Judges 21:1-15, Mk. 15:33-41
The Christian faith is not a religion of near-misses and close-calls. The Christian faith is the religion of the dead. Human sin and depravity cannot be coaxed back to life. The sin of Adam did not contract a disease; in the day that we ate, we died.
This is part of the reason why God gives us stories of violence and confusion. Did the women and children Jabesh-Gilead deserve to be slaughtered? What kind of bloody compassion is this that Israel has for Benjamin? Many are so appalled at this that they will not read any further. If this God, I want nothing to do with Him, they say, feigning righteousness. But many Christians swallow hard and press on, and then they come up against Jesus. We know that Jesus died. But perhaps we rush a little too quickly to the end of the story without letting the horror of His death really sink in. We don’t let the bloody, God-forsakenness really chill us. There it is again, violence and confusion, and a dead man hanging, completely still as the flies buzz around Him. And at that very moment, when the heaving chest sinks down and refuses to rise again, a Roman soldier says, “Truly, this man was the Son of God.” How could he say such a thing? Caesar was the Son of God. Imperial power claimed to be Divine. How could a dead Jew be the Son of God?

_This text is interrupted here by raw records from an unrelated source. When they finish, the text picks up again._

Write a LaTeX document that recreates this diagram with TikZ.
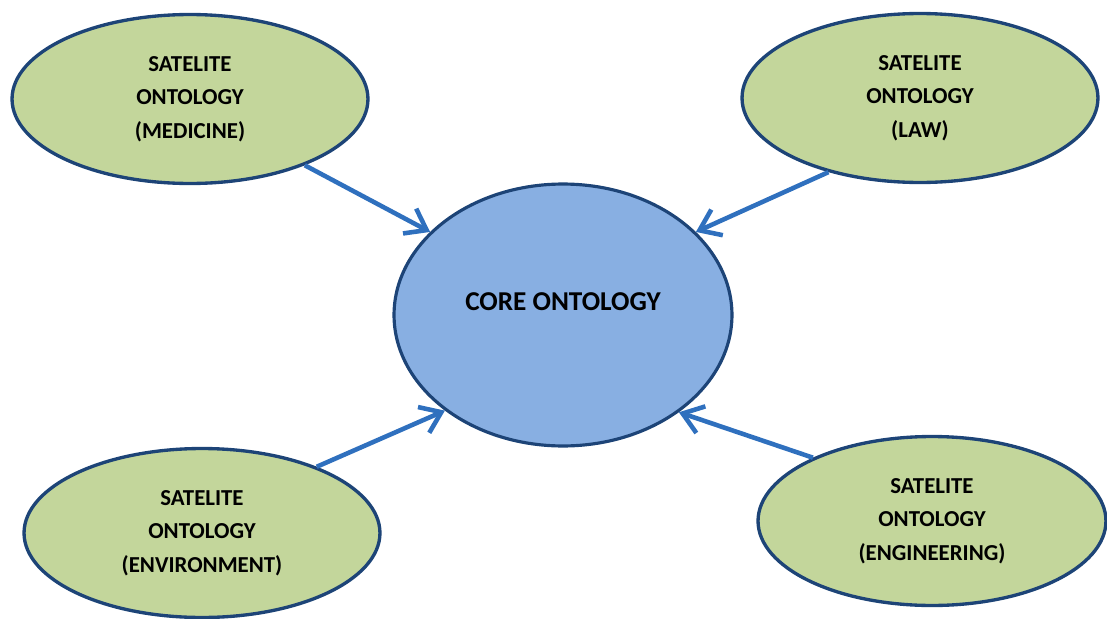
\documentclass[tikz,border=0pt]{standalone}
\usepackage{fontspec}
\setmainfont{Carlito}
\usetikzlibrary{shapes.geometric, arrows.meta}
\definecolor{satfill}{HTML}{C3D69B}
\definecolor{corefill}{HTML}{88AFE2}
\definecolor{rim}{HTML}{1D4477}
\definecolor{link}{HTML}{2F70BE}

\begin{document}
\begin{tikzpicture}[x=0.02cm, y=-0.02cm, font=\bfseries\fontsize{13}{19}\selectfont,
    satellite/.style={ellipse, draw=rim, fill=satfill, line width=1.9pt, inner sep=0pt,
        minimum width=7.12cm, minimum height=3.38cm, align=center},
    core/.style={ellipse, draw=rim, fill=corefill, line width=1.8pt, inner sep=0pt,
        minimum width=6.76cm, minimum height=5.24cm, font=\bfseries\fontsize{15.5}{18}\selectfont},
    feeds/.style={draw=link, line width=2.6pt, -{Straight Barb[length=11pt, width=16pt]}}]
    \useasboundingbox (0, 0) rectangle (1107, 619);

    \node (core) [core] at (563, 315) {\raisebox{0.52cm}{CORE ONTOLOGY}};

    \node (medicine) [satellite] at (190, 99) {SATELITE\\ONTOLOGY\\(MEDICINE)};
    \node (law) [satellite] at (920, 98) {SATELITE\\ONTOLOGY\\(LAW)};
    \node (environment) [satellite] at (202, 533) {SATELITE\\ONTOLOGY\\(ENVIRONMENT)};
    \node (engineering) [satellite, minimum width=6.96cm] at (932, 521) {SATELITE\\ONTOLOGY\\(ENGINEERING)};

    \draw[feeds] (medicine.330) -- (core.148);
    \draw[feeds] (law.219) -- (core.32);
    \draw[feeds] (environment.30) -- (core.219);
    \draw[feeds] (engineering.152) -- (core.320);
\end{tikzpicture}
\end{document}
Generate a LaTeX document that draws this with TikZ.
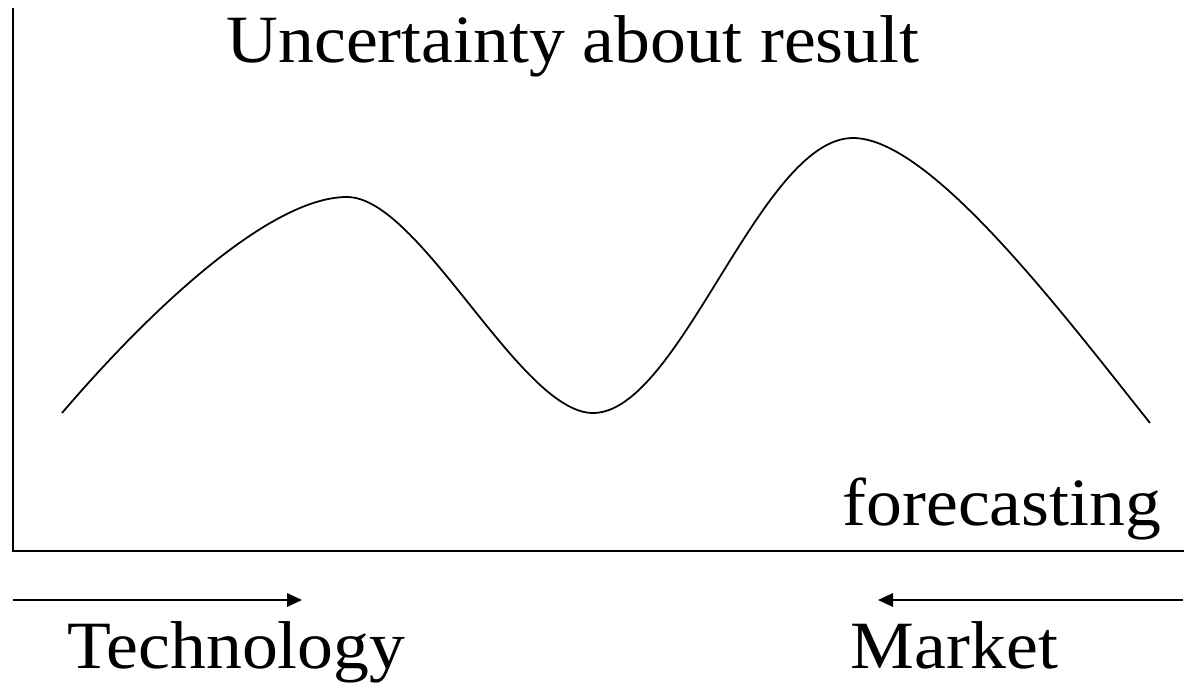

But the question should be: How could we know God if He didn’t die? We are dead. There can be no salvation unless God meets us here. We are a violent and confused people, but we love to pretend that we are somehow not that bad. We compare our stench to the other dead bodies and boast in our rotting fumes. But no treatment will do. There is no halfway house for corpses. Our salvation is not a close-call, a near-miss with death. All the other religions of the world stop short of such insanity, and explain that Elijah did come down and save us in the nick of time – save us from admitting our true depravity. Only God let’s His beloved Son die. Only the true God comes all the way down into our grave, into our shame, to bear our guilt, in order to crush all of it with the final convulsion of His death.